When we elect leaders in government, too often they fear actual leadership, prefering to consult opinion polls and marketing advisors to see what they should do; how best to follow those they ought to be leading.

In schools and in religious communities leaders are sometimes, I would suggest, influenced by this model of leadership too. And it does noone any good.

Finding myself in the the role of leader in an academic, spiritual and business context, I encounter the same temptation, and the same awful dilemma as the politicians. And the odd thing is that when one does actually exercise leadership and tell people what to do, how to run their lives, how to do their job ... the result is that they are - as often as not - reassured, and that one feels oneself thrown back on the great power, authority and comfort of Almighty God.
Don't get me wrong. I am not saying that leaders need to flaunt their power or authority. But when leadership is called for, one needs to answer that call. A couple of weeks ago I met some interested parents who came to speak to me about their son. It was clear that he wasn't going to be a candidate for our school, but I simply felt that someone had to tell these good parents what to do, and that this was precisely why they had come to see me. So I gave them the difficult advice that I felt they needed to hear, even if that advice was hard for them to listen to.
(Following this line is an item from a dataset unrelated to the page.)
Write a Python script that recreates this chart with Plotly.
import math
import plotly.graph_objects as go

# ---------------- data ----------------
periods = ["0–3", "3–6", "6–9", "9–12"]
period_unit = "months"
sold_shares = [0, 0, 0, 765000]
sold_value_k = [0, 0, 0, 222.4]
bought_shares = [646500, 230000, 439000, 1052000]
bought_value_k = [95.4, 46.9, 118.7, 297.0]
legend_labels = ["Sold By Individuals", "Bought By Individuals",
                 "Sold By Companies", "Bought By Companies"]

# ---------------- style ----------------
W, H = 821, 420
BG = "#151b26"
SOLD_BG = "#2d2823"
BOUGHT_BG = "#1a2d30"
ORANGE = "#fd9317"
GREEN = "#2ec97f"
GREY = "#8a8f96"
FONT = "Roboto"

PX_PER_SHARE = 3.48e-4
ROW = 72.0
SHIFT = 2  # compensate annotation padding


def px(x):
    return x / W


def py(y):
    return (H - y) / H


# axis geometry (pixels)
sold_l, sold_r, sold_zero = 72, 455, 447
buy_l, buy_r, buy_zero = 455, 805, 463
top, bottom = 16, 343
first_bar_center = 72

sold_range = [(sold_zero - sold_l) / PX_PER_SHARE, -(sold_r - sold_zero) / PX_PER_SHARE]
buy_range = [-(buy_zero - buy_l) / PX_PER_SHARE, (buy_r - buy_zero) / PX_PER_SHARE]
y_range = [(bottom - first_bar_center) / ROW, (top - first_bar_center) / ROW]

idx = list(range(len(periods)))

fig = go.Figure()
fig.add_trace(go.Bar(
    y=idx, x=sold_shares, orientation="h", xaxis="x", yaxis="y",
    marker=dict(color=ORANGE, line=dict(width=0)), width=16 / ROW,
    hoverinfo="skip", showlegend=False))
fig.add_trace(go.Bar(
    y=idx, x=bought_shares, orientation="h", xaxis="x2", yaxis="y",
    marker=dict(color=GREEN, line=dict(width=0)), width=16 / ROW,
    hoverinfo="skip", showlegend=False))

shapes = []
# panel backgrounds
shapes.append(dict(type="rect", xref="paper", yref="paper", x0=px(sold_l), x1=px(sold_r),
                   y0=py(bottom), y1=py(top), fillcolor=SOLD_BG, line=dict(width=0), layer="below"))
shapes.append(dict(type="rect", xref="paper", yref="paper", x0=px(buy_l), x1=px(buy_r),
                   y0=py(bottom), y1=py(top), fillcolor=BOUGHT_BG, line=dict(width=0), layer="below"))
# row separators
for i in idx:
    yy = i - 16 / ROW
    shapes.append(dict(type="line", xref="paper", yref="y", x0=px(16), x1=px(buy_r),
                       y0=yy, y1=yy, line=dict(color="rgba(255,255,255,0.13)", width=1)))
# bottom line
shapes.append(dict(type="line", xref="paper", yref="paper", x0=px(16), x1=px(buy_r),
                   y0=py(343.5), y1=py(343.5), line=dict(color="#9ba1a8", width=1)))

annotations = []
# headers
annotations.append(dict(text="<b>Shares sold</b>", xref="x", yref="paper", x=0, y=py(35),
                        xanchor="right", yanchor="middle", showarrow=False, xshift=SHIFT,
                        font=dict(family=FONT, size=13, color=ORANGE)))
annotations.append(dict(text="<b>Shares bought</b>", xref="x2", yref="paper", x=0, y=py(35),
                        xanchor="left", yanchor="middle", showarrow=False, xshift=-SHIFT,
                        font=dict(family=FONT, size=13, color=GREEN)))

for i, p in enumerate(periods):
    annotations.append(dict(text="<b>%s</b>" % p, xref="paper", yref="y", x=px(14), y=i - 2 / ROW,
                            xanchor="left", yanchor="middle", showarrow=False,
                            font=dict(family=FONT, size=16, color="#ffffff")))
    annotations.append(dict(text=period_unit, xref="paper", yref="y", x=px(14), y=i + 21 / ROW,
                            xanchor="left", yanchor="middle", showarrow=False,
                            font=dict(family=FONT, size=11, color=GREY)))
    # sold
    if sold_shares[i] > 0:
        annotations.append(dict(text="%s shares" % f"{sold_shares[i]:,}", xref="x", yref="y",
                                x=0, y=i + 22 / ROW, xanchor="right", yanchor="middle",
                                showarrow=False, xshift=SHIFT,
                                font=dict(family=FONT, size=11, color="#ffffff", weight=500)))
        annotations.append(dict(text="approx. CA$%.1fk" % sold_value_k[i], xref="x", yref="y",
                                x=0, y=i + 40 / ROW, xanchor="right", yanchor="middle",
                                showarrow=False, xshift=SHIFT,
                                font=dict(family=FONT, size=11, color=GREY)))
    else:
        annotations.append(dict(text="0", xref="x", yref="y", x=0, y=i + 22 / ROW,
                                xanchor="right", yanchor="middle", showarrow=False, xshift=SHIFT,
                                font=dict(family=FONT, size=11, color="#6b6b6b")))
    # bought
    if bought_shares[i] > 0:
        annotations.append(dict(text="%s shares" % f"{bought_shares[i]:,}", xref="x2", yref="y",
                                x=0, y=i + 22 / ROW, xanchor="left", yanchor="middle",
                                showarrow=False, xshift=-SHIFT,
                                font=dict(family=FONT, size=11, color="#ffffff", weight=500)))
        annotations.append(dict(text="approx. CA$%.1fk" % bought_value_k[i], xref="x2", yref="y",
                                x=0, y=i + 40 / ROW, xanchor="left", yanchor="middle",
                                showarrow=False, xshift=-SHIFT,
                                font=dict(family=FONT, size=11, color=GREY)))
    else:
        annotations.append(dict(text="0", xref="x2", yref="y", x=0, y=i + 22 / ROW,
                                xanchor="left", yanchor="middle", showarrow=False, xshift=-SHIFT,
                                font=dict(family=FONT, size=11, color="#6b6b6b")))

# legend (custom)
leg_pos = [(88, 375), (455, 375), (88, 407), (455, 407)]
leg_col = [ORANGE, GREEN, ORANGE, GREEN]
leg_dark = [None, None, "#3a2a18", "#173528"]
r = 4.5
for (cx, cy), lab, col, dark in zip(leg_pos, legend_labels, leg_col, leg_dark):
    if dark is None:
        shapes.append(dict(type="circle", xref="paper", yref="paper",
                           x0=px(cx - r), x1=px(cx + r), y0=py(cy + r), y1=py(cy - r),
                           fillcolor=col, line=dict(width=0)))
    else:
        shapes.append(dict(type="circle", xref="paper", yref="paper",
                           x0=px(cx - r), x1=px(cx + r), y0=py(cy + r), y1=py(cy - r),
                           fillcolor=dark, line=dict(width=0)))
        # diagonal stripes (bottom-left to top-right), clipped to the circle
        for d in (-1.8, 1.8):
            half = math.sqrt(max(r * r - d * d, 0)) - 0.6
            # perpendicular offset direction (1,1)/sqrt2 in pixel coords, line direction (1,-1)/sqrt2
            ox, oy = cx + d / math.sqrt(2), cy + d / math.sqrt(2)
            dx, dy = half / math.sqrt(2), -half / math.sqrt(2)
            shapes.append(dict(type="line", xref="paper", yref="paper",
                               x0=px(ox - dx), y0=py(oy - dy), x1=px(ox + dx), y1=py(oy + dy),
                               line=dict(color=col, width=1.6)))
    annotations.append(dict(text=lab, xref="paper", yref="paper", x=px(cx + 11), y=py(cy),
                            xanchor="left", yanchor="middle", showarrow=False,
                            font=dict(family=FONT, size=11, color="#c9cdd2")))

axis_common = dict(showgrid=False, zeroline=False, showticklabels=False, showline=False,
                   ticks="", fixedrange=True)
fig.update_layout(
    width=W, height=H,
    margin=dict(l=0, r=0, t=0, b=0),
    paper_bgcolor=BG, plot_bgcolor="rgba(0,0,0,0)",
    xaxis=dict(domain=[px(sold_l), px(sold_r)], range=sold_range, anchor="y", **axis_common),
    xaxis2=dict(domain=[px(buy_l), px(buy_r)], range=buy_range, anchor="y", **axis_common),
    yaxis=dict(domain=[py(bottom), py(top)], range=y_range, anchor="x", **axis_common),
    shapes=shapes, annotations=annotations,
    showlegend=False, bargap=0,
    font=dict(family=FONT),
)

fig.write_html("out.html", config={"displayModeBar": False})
This morning the mother rang to say that the son was not going to apply for our school, but that she thanked me from the bottom of her heart for the advice that I had given her, and which she and her husband had put into practice, with visible positive fruits in respect of their relationship with their son. She said to me that she was going to pray for me every day ... Wow.

It's not always like that. But, in fact, most of the time it is. Even mediochre leadership, it seems, is better than no leadership at all. Moral: if you are a leader, lead.